The fact that the EFB case is separate from the mounting base means that the system can accommodate new tablets with different dimensions as they hit the market. All that is needed is a new PIVOT case to attach to the current universal mounting plate using their patented technology. The unique sound of the “Click” connection signals the user it is firmly locked in place. “By taking this approach, we basically future-proofed our customers’ EFB mounting systems,” said Schulter. “Not only does this feature save money, but it minimizes effort and confusion common to integrating a new EFB into the cockpit.” This approach also allows users to migrate from current to new EFBs at a pace their operation can manage, without crew distraction. There’s no imperative to change out everything at once due to hardware or fit issues. Now, suction cups aren’t the only EFB mounting options offered by FlyBoys. The LTRM’s that attach to a variety of cockpit window frames are considered portable by the FAA’s EFB guidance known as AC 120-76D. Many airlines have adopted the LTRM for its value and performance and ease of deployment.

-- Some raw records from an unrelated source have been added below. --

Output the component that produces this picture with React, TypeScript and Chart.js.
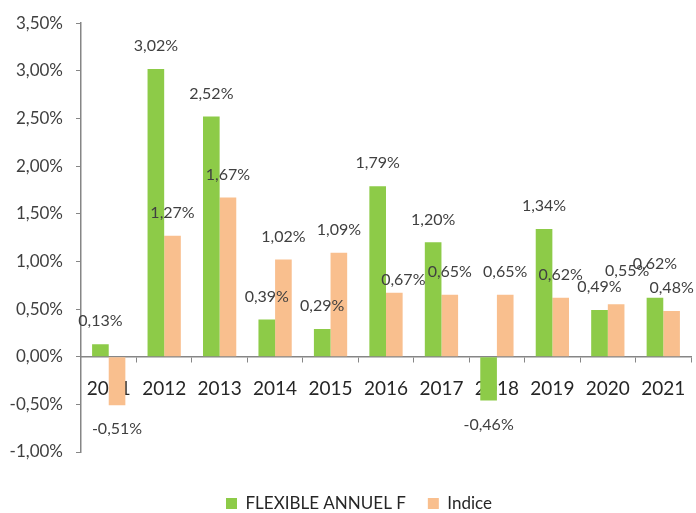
import React, { useEffect, useRef } from 'react';
import { Chart, registerables } from 'chart.js';

Chart.register(...registerables);

const years = ['2011', '2012', '2013', '2014', '2015', '2016', '2017', '2018', '2019', '2020', '2021'];
const flexibleValues = [0.13, 3.02, 2.52, 0.39, 0.29, 1.79, 1.2, -0.46, 1.34, 0.49, 0.62];
const indiceValues = [-0.51, 1.27, 1.67, 1.02, 1.09, 0.67, 0.65, 0.65, 0.62, 0.55, 0.48];
const seriesNames = ['FLEXIBLE ANNUEL F', 'Indice'];
const yMin = -1;
const yMax = 3.5;
const yStep = 0.5;

// manual label nudges (dx, dy in px) for a few labels moved in the original
const labelNudges: Record<string, [number, number]> = {
  '1-5': [9, 10],
  '1-9': [11, -10],
  '0-10': [0, -11],
};

const GREEN = '#8DCB48';
const ORANGE = '#F9BF8E';
const FONT = 'Lato, "Open Sans", sans-serif';

const fmt = (v: number) => v.toFixed(2).replace('.', ',') + '%';

const valueLabels = {
  id: 'valueLabels',
  afterDatasetsDraw(chart: any) {
    const ctx = chart.ctx;
    ctx.save();
    ctx.font = `16px ${FONT}`;
    ctx.fillStyle = '#404040';
    ctx.textAlign = 'center';
    ctx.textBaseline = 'middle';
    chart.data.datasets.forEach((ds: any, di: number) => {
      const meta = chart.getDatasetMeta(di);
      meta.data.forEach((el: any, i: number) => {
        const v = ds.data[i] as number;
        const n = labelNudges[`${di}-${i}`] || [0, 0];
        const y = v >= 0 ? el.y - 23 : el.y + 24;
        ctx.fillText(fmt(v), el.x + n[0], y + n[1]);
      });
    });
    ctx.restore();
  },
};

export default function App() {
  const ref = useRef<HTMLCanvasElement | null>(null);

  useEffect(() => {
    document.body.style.margin = '0';
    if (!ref.current) return;
    const chart = new Chart(ref.current, {
      type: 'bar',
      data: {
        labels: years,
        datasets: [
          {
            label: seriesNames[0],
            data: flexibleValues,
            backgroundColor: GREEN,
            categoryPercentage: 0.6,
            barPercentage: 1,
          },
          {
            label: seriesNames[1],
            data: indiceValues,
            backgroundColor: ORANGE,
            categoryPercentage: 0.6,
            barPercentage: 1,
          },
        ],
      },
      options: {
        responsive: false,
        animation: false,
        layout: { padding: { top: 22, right: 5, bottom: 0, left: 27 } },
        plugins: {
          tooltip: { enabled: false },
          legend: {
            position: 'bottom',
            maxHeight: 61,
            title: { display: true, text: '', font: { size: 10 }, padding: { top: 0, bottom: 9 } },
            labels: {
              boxWidth: 11,
              boxHeight: 11,
              padding: 22,
              color: '#262626',
              font: { family: FONT, size: 17 },
            },
          },
        },
        scales: {
          x: {
            position: { y: 0 } as any,
            afterFit: (scale: any) => {
              scale.paddingLeft = 0;
              scale.paddingRight = 0;
            },
            grid: {
              display: true,
              drawOnChartArea: false,
              drawTicks: true,
              tickLength: 5,
              color: '#868686',
              offset: true,
            },
            border: { color: '#868686', width: 1.5 },
            ticks: {
              color: '#262626',
              padding: 16,
              font: { family: FONT, size: 19 },
              maxRotation: 0,
            },
          },
          y: {
            min: yMin,
            max: yMax,
            afterFit: (scale: any) => {
              scale.width = 54;
              scale._computeLabelArea = () => undefined;
            },
            grid: {
              drawOnChartArea: false,
              drawTicks: true,
              tickLength: 5,
              color: '#868686',
            },
            border: { color: '#868686', width: 1.5 },
            ticks: {
              stepSize: yStep,
              color: '#404040',
              padding: 13,
              font: { family: FONT, size: 17 },
              callback: (v: any) => fmt(Number(v)),
            },
          },
        },
      },
      plugins: [valueLabels],
    });
    return () => chart.destroy();
  }, []);

  return (
    <div style={{ position: 'absolute', left: 0, top: 0, width: 696, height: 513 }}>
      <canvas ref={ref} width={696} height={513} style={{ display: 'block' }} />
    </div>
  );
}
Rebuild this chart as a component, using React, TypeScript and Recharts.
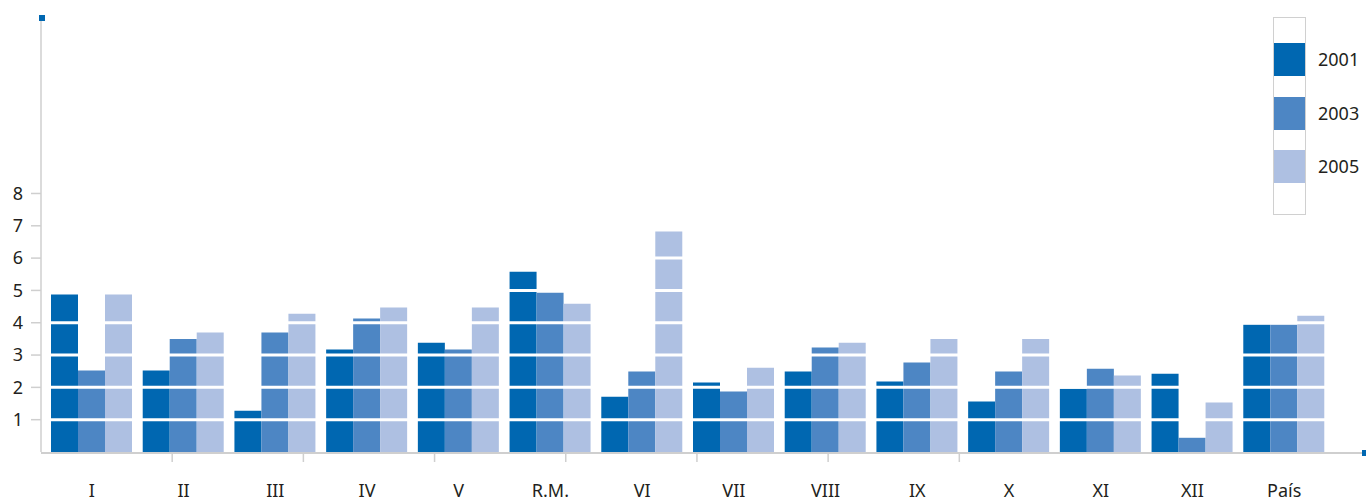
import React from 'react';
import { BarChart, Bar, XAxis, YAxis, ReferenceLine } from 'recharts';

// regional values
const categories = ['I', 'II', 'III', 'IV', 'V', 'R.M.', 'VI', 'VII', 'VIII', 'IX', 'X', 'XI', 'XII', 'País'];
const y2001 = [4.87, 2.52, 1.28, 3.17, 3.38, 5.58, 1.71, 2.15, 2.49, 2.18, 1.56, 1.96, 2.42, 3.94];
const y2003 = [2.52, 3.5, 3.7, 4.13, 3.17, 4.93, 2.49, 1.87, 3.23, 2.77, 2.49, 2.58, 0.44, 3.94];
const y2005 = [4.87, 3.7, 4.28, 4.47, 4.47, 4.59, 6.82, 2.61, 3.38, 3.5, 3.5, 2.37, 1.53, 4.22];

const yTicks = [1, 2, 3, 4, 5, 6, 7, 8];
const minorTicks = [1, 2, 3, 4, 5, 6, 7];

const series = [
  { key: 'y2001', name: '2001', color: '#0067b1' },
  { key: 'y2003', name: '2003', color: '#4d86c4' },
  { key: 'y2005', name: '2005', color: '#aec0e2' },
];

const data = categories.map((name, i) => ({
  name,
  y2001: y2001[i],
  y2003: y2003[i],
  y2005: y2005[i],
}));

const font = '"Noto Sans", sans-serif';
const textColor = '#231f20';
const axisColor = '#cfcfcf';

const CategoryTick = (props: any) => {
  const { x, y, payload } = props;
  return (
    <text x={x} y={y + 36} textAnchor="middle" fill={textColor} fontSize={18} fontFamily={font}>
      {payload.value}
    </text>
  );
};

const EmptyTick = () => <g />;

// white separators drawn on top of the bars, starting just right of the y axis
const WhiteLine = (props: any) => {
  const { x1, x2, y1, y2 } = props;
  return <line x1={x1 + 2} x2={x2} y1={y1} y2={y2} stroke="#fff" strokeWidth={3} />;
};

export default function App() {
  return (
    <div style={{ position: 'relative', width: 1366, height: 502, fontFamily: font }}>
      <style>{'body { margin: 0; overflow: hidden; }'}</style>
      <BarChart
        width={1366}
        height={502}
        data={data}
        margin={{ top: 18, right: 0, bottom: 0, left: 0 }}
        barCategoryGap={5}
        barGap={0}
      >
        <XAxis
          xAxisId="t"
          type="number"
          dataKey={() => 0}
          domain={[0, 10.1]}
          ticks={minorTicks}
          height={1}
          axisLine={false}
          tick={<EmptyTick />}
          tickSize={10}
          tickLine={{ stroke: axisColor, strokeWidth: 1.5 }}
          allowDataOverflow
        />
        <XAxis
          xAxisId="z"
          dataKey="name"
          height={49}
          padding={{ left: 5, right: 36 }}
          axisLine={{ stroke: axisColor, strokeWidth: 2 }}
          tickLine={false}
          tick={<CategoryTick />}
          interval={0}
        />
        <YAxis
          width={41}
          domain={[0, 13.43]}
          ticks={yTicks}
          allowDataOverflow
          axisLine={{ stroke: axisColor, strokeWidth: 1.5 }}
          tickLine={{ stroke: axisColor, strokeWidth: 1.5 }}
          tickSize={10}
          tickMargin={8}
          tick={{ fill: textColor, fontSize: 18, fontFamily: font }}
        />
        {series.map((s) => (
          <Bar key={s.key} xAxisId="z" dataKey={s.key} name={s.name} fill={s.color} isAnimationActive={false} />
        ))}
        {yTicks.map((t) => (
          <ReferenceLine key={t} xAxisId="z" y={t} shape={<WhiteLine />} />
        ))}
      </BarChart>

      {/* end markers of the axes */}
      <div style={{ position: 'absolute', left: 39, top: 15, width: 6, height: 6, background: '#0067b1' }} />
      <div style={{ position: 'absolute', left: 1362, top: 450, width: 6, height: 6, background: '#0067b1' }} />

      {/* legend */}
      <div
        style={{
          position: 'absolute',
          left: 1273,
          top: 17,
          width: 31,
          height: 196,
          border: '1px solid #d0d0d0',
        }}
      >
        {series.map((s, i) => (
          <div key={s.key} style={{ position: 'absolute', left: 0, top: 25 + i * 53.5, width: 31, height: 33, background: s.color }} />
        ))}
      </div>
      {series.map((s, i) => (
        <div
          key={s.key}
          style={{
            position: 'absolute',
            left: 1318,
            top: 46 + i * 53.5,
            lineHeight: '26px',
            fontSize: 18,
            color: textColor,
          }}
        >
          {s.name}
        </div>
      ))}
    </div>
  );
}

But, for many just starting EFB, there is no doubt that PIVOT’s suction cup option is an extremely popular option as it is affordable, easy to use, and very durable.

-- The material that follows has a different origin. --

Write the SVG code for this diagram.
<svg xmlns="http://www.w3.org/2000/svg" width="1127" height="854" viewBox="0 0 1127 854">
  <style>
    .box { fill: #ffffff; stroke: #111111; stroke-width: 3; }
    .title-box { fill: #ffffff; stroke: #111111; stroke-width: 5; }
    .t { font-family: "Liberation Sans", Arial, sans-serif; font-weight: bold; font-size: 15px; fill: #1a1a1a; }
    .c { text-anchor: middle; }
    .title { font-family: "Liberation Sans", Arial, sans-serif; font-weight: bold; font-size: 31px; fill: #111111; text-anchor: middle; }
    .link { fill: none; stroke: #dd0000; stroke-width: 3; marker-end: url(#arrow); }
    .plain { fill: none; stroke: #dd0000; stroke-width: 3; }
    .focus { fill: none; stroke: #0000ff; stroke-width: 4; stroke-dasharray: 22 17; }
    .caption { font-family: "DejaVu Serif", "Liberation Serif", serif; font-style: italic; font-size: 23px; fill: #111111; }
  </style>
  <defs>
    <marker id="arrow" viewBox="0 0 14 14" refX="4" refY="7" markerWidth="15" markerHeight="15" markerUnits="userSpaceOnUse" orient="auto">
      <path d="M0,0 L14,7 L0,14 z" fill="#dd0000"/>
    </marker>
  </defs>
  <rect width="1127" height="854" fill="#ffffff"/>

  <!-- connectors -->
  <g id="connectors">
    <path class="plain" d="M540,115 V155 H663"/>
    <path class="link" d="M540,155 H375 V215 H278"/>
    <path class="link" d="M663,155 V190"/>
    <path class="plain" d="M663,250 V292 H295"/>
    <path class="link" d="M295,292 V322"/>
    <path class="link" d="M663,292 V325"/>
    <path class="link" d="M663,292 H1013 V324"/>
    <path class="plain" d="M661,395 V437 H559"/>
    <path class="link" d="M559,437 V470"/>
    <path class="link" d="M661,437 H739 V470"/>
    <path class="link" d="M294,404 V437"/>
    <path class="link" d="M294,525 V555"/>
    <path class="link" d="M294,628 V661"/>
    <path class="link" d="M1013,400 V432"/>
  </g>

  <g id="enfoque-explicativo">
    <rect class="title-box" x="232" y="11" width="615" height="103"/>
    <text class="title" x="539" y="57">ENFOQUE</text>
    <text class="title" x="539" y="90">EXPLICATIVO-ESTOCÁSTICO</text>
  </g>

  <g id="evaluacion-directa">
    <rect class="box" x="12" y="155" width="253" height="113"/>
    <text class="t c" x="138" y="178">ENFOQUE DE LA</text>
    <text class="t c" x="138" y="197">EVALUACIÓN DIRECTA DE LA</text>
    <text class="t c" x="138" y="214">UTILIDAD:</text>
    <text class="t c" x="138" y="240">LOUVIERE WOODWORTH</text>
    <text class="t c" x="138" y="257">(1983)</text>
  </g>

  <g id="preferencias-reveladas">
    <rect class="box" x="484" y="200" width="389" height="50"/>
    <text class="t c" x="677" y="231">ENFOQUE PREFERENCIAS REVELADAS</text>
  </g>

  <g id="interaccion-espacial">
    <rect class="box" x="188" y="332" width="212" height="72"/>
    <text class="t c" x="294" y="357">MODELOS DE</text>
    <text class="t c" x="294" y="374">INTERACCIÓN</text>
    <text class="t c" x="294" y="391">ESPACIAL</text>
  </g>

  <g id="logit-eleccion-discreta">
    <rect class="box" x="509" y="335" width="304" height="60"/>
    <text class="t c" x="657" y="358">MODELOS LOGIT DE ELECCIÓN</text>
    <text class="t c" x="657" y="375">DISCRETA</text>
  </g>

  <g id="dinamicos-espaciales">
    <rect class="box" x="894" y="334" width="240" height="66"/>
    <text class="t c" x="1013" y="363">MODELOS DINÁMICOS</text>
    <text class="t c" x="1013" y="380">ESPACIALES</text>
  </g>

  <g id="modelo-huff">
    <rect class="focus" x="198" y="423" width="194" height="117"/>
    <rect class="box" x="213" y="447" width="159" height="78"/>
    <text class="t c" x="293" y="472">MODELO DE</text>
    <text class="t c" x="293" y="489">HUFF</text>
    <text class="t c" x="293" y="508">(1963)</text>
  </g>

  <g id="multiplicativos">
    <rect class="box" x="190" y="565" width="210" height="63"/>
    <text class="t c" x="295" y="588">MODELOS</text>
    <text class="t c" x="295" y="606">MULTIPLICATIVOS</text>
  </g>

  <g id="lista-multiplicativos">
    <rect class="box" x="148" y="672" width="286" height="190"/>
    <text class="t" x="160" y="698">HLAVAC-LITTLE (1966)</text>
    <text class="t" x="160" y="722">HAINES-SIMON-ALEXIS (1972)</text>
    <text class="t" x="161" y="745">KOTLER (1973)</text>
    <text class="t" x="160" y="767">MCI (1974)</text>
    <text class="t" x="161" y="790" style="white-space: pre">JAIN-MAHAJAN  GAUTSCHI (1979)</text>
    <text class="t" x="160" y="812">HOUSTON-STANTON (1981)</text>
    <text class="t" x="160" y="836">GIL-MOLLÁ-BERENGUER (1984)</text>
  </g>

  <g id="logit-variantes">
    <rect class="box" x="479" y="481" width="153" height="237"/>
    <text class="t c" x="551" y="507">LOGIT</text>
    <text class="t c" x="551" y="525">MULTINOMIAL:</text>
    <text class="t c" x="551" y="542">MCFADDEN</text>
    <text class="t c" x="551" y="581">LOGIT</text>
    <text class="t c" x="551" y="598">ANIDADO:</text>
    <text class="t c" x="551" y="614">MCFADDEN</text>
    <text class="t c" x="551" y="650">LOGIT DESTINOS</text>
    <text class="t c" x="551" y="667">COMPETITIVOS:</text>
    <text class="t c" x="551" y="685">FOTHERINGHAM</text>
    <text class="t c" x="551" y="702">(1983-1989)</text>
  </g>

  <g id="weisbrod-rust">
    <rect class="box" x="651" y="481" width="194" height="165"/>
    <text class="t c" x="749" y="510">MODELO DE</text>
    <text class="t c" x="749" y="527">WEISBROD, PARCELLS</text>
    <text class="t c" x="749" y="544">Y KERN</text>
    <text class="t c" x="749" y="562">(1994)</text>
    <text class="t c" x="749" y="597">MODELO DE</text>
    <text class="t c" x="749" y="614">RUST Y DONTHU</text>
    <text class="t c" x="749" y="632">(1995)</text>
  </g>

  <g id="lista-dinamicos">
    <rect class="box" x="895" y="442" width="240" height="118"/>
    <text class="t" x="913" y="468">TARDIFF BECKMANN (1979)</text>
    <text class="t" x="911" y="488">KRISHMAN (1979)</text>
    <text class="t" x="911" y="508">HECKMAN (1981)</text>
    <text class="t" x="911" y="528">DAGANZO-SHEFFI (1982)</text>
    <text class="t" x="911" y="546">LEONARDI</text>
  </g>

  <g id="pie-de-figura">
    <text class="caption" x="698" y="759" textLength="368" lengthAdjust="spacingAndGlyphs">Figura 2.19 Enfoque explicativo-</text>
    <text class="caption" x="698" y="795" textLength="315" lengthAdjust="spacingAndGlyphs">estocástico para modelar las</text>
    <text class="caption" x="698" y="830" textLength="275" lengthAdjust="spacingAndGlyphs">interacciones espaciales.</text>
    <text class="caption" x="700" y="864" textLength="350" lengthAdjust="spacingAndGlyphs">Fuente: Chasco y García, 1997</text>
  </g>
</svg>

“Our suction cup costs $48 at retail and it can last four years or more,” Schulter said. “So, for what amounts to around a dollar a month, you have a great way to mount your iPad in the airplane, car, office or wherever you want to use it.” Note: Although FlyBoys does provide some iPad cockpit power solutions, the PIVOT system does not include them.

The best part is that PIVOT suction cups can be attached in all kinds of aircraft, whatever their vintage and if you can’t find a place for that, there is a PIVOT legstrap that can do the job. “One of our biggest fans uses his PIVOT to mount an iPad EFB in his DC-3, it’s very cool to see where we started and where we’ve gone in such a short time” said Schulter.